Jolin Nguyen, Bangkok, Thailand
23 September 2021 – The Southeast Asia Primary Learning Metrics (SEA-PLM) Secretariat, co-chaired by Southeast Asian Ministers of Education Organization (SEAMEO) and UNICEF Regional Office for East Asia and Pacific (UNICEF EAPRO), in cooperation with the United Nations Girls’ Education Initiative (UNGEI) has succesfully organized a policy roundtable discussion on girls’ and boys’ learning in Southeast Asia across basic education.
The virtual policy roundtable has gathered 70 participants who are education officers, researchers, specialists from SEAMEO Member countries, SEAMEO Centres, partner organizations including Korea Institute for Curriculum and Evaluation (KICE), United Nations Girls’ Education Initiative (UNGEI), UNICEF country offices, UNESCO Asia-Pacific Regional Bureau for Education and Aide et Action International, Cambodia.
As part of the discussion, the SEA-PLM Secretariat launched the first SEA-PLM 2019 regional secondary analysis report - SEA-PLM 2019 latest evidence in basic education: Boys’ and girls’ learning in 6 Southeast Asian countries with the overview presented by SEA-PLM Secretariat. Two distinguished experts from two partner organizations, namely Korea Institute for Curriculum and Evaluation (KICE) and United Nations Girls’ Education Initiative (UNGEI) have provided and shared their insights on the findings from the Secondary Analysis.

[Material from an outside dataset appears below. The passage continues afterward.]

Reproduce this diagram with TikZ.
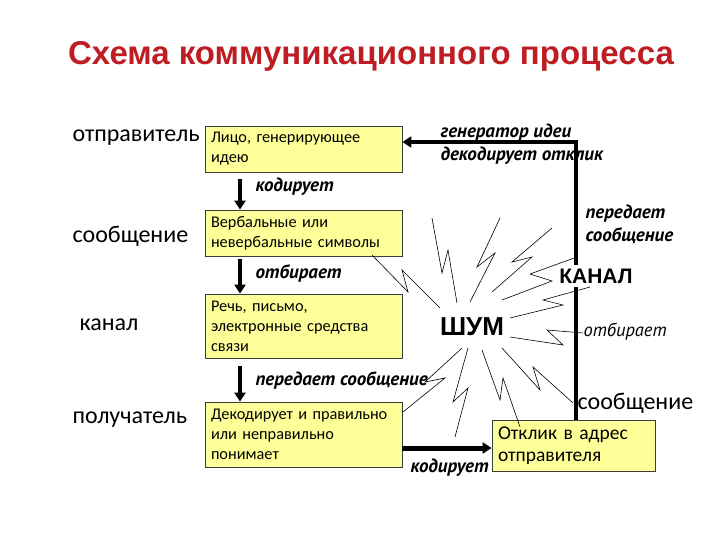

The discussion highlighted the concrete reflections from five SEA-PLM participating countries, namely Cambodia, Lao PDR, Malaysia, Philippines, and Vietnam on the learning trends of girls and boys as well as the policy implications in accordance with the new evidence from SEA-PLM 2019. In addition, two SEAMEO member countries that did not yet join SEA-PLM 2019, namely Brunei Darussalam and Timor-Leste, shared country experiences in developing gender policies and improving equity in learning for girls and boys.
The virtual policy roundtable extended our effort in using SEA-PLM 2019 results for paving the way towards a more inclusive and better quality of education for all children in Southeast Asia. By providing insightful and comprehensive findings for developing evidence-based policy, we ensure that each country can actively develop, implement, monitor, report, and enhance the quality of learning at the national level as well as the regional level.